SP : What do you think are the most pressing problems facing surveys in the near future?
Prewitt : Public cooperation is a very serious problem and we’ll talk in more detail about that. But there is a larger issue of which public cooperation is just one element. I believe that over the next quarter-century or so, the government will increasingly merge administrative data and survey data. What we today understand as the “national statistical system” will more properly be thought of the “national information system.” Sample-based survey data will be part of that system, but less dominant than it has been in the previous half-century or more. For example, the new SIPP [Survey of Income and Program Participation] that is under consideration might be based on 50% administrative records and 50% survey data. If so, that is an indicator of where the whole system is going.
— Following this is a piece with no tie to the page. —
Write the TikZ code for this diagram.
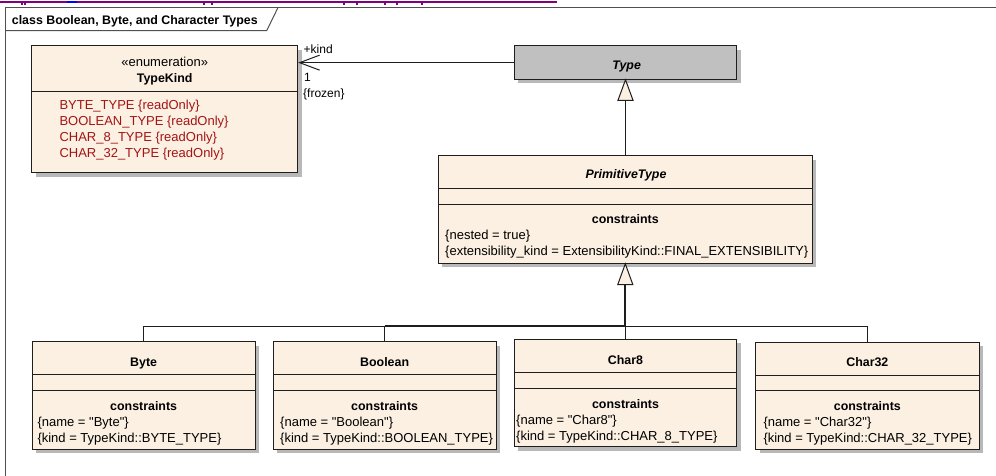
\documentclass[tikz,border=0pt]{standalone}
\usepackage{fontspec}
\setmainfont{Liberation Sans}[Ligatures=TeXOff]
\usetikzlibrary{arrows.meta,shadows}

\definecolor{boxfill}{RGB}{251,240,226}
\definecolor{typefill}{RGB}{192,192,192}
\definecolor{literalred}{RGB}{163,21,21}
\definecolor{linkpurple}{RGB}{128,0,128}
\definecolor{linkblue}{RGB}{0,0,255}
\definecolor{framegray}{RGB}{80,80,80}
\definecolor{edge}{RGB}{30,30,30}

\begin{document}
\begin{tikzpicture}[x=1pt,y=-1pt,
  umlbox/.style={draw=edge, line width=1pt, fill=boxfill, inner sep=0pt,
    general shadow={fill=black!28, shadow xshift=4pt, shadow yshift=-4pt}},
  plain/.style={inner sep=0pt, text height=9.3pt, text depth=0pt,
    font=\fontsize{13pt}{15pt}\selectfont},
  heading/.style={plain, font=\fontsize{12.4pt}{15pt}\selectfont\bfseries},
  abstractname/.style={plain, font=\fontsize{12.4pt}{15pt}\selectfont\bfseries\itshape},
  endlabel/.style={plain, anchor=west, font=\fontsize{12pt}{14pt}\selectfont},
  literal/.style={plain, anchor=west, text=literalred},
  constraint/.style={plain, anchor=west},
  conn/.style={draw=edge, line width=1pt},
  sep/.style={draw=edge, line width=1pt},
  genhead/.style={draw=edge, line width=1pt, fill=boxfill, line join=miter}
]
\useasboundingbox (0,0) rectangle (996,476);

% hyperlink underline running along the top edge
\fill[linkpurple] (0,1) rectangle (557,3.3);
\fill[linkblue] (66.7,1) rectangle (77.3,3.3);
\foreach \x in {22,25,204,212,344,357,385,397,422}
  \fill[linkpurple] (\x-0.6,3.3) rectangle (\x+0.6,5.3);

% diagram frame and its name tab
\draw[framegray, line width=1pt] (5,476) -- (5,7.5) -- (996,7.5);
\draw[framegray, line width=1pt] (5,30.7) -- (266.7,30.7) -- (278,7.5);
\node[heading, anchor=west] (frametitle) at (11.7,20) {class Boolean, Byte, and Character Types};

% ---------- TypeKind enumeration ----------
\node[umlbox, minimum width=266pt, minimum height=126.7pt] (typekind) at (164.7,109.35) {};
\draw[sep] (31.7,91.7) -- (297.7,91.7);
\node[plain] (tk-stereo) at (164.7,62.3) {«enumeration»};
\node[heading] (tk-name) at (164.7,77.7) {TypeKind};
\node[literal] (lit-byte) at (59.3,105.3) {BYTE\_TYPE \{readOnly\}};
\node[literal] (lit-bool) at (59.3,121.2) {BOOLEAN\_TYPE \{readOnly\}};
\node[literal] (lit-c8) at (59.3,137.1) {CHAR\_8\_TYPE \{readOnly\}};
\node[literal] (lit-c32) at (59.3,153.0) {CHAR\_32\_TYPE \{readOnly\}};

% ---------- Type ----------
\node[umlbox, fill=typefill, minimum width=222.4pt, minimum height=33.3pt] (type) at (625.5,62.65) {};
\node[abstractname] (type-name) at (626.7,64.7) {Type};

% ---------- PrimitiveType ----------
\node[umlbox, minimum width=374pt, minimum height=107.6pt] (prim) at (625.3,209.5) {};
\draw[sep] (438.3,188.3) -- (812.3,188.3);
\draw[sep] (438.3,204.3) -- (812.3,204.3);
\node[abstractname] (prim-name) at (626,174.3) {PrimitiveType};
\node[heading] (prim-cons) at (625.3,218.8) {constraints};
\node[constraint] (prim-c1) at (445,234.7) {\{nested = true\}};
\node[constraint] (prim-c2) at (445,250.4) {\{extensibility\_kind = ExtensibilityKind::FINAL\_EXTENSIBILITY\}};

% ---------- Byte ----------
\node[umlbox, minimum width=222.7pt, minimum height=107.6pt] (byte) at (143.65,395.5) {};
\draw[sep] (32.3,374.3) -- (255,374.3);
\draw[sep] (32.3,390.7) -- (255,390.7);
\node[heading] (byte-name) at (143.65,362.3) {Byte};
\node[heading] (byte-cons) at (143.65,406) {constraints};
\node[constraint] (byte-c1) at (37.3,421.7) {\{name = "Byte"\}};
\node[constraint] (byte-c2) at (37.3,437.7) {\{kind = TypeKind::BYTE\_TYPE\}};

% ---------- Boolean ----------
\node[umlbox, minimum width=222.7pt, minimum height=107.6pt] (boolean) at (384.65,395.5) {};
\draw[sep] (273.3,374.3) -- (496,374.3);
\draw[sep] (273.3,390.7) -- (496,390.7);
\node[heading] (bool-name) at (384.65,362.3) {Boolean};
\node[heading] (bool-cons) at (384.65,406) {constraints};
\node[constraint] (bool-c1) at (280,421.7) {\{name = "Boolean"\}};
\node[constraint] (bool-c2) at (280,437.7) {\{kind = TypeKind::BOOLEAN\_TYPE\}};

% ---------- Char8 ----------
\node[umlbox, minimum width=222.4pt, minimum height=107.4pt] (char8) at (625.5,393) {};
\draw[sep] (514.3,372.3) -- (736.7,372.3);
\draw[sep] (514.3,388.3) -- (736.7,388.3);
\node[heading] (c8-name) at (625.5,360) {Char8};
\node[heading] (c8-cons) at (625.5,404) {constraints};
\node[constraint] (c8-c1) at (516,420) {\{name = "Char8"\}};
\node[constraint] (c8-c2) at (516,436) {\{kind = TypeKind::CHAR\_8\_TYPE\}};

% ---------- Char32 ----------
\node[umlbox, minimum width=223.3pt, minimum height=106.7pt] (char32) at (867.35,395.65) {};
\draw[sep] (755.7,375) -- (979,375);
\draw[sep] (755.7,390.7) -- (979,390.7);
\node[heading] (c32-name) at (867.35,362.3) {Char32};
\node[heading] (c32-cons) at (867.35,406) {constraints};
\node[constraint] (c32-c1) at (763.3,421.7) {\{name = "Char32"\}};
\node[constraint] (c32-c2) at (763.3,437.7) {\{kind = TypeKind::CHAR\_32\_TYPE\}};

% ---------- association Type -> TypeKind ----------
\draw[conn, -{Straight Barb[length=20pt,width=15pt,line width=1pt]}] (type.west) -- (typekind.east |- type.west);
\node[endlabel] (role) at (303.5,48.8) {+kind};
\node[endlabel] (mult) at (304,77) {1};
\node[endlabel] (frozen) at (303,93.3) {\{frozen\}};

% ---------- generalization PrimitiveType -> Type ----------
\coordinate (typetri) at ([yshift=-20.7pt]type.south);
\draw[conn] (typetri) -- (typetri |- prim.north);
\draw[genhead] (type.south) -- ([xshift=-7.6pt]typetri) -- ([xshift=7.6pt]typetri) -- cycle;

% ---------- generalization tree to PrimitiveType ----------
\coordinate (primtri) at ([yshift=-20.7pt]prim.south);
\coordinate (join) at ([yshift=-62.4pt]prim.south);
\draw[conn] (byte.north) |- (join) -| (char32.north);
\draw[conn] (char8.north) |- (join);
\draw[conn] (boolean.north) -- (boolean.north |- join);
\draw[conn, line width=2pt] (boolean.north |- join) -- (join) -- (primtri);
\draw[genhead] (prim.south) -- ([xshift=-7.5pt]primtri) -- ([xshift=7.5pt]primtri) -- cycle;
\end{tikzpicture}
\end{document}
One reason for the turn to administrative data – and other data sources, such as commercially provided scanning – is the survey response rate problem: the unit cost of each respondent to a survey is high and getting higher. If, as some have suggested, we can control the response rate issue with incentive payments, there will be further cost increases – as well as data quality problems. Nonresponse, by the way, is not just how many respondents answer but also item nonresponse. There has been less attention to item nonresponse, but in the 2000 Census there was a sharp increase of item nonresponse, reaching into the 20% range on several questions.
SP : In your article in Science you point out that the public has serious privacy and confidentiality anxieties and that voluntary cooperation with surveys is declining. Why do you think that the two are linked, as opposed to other factors affecting responding to surveys?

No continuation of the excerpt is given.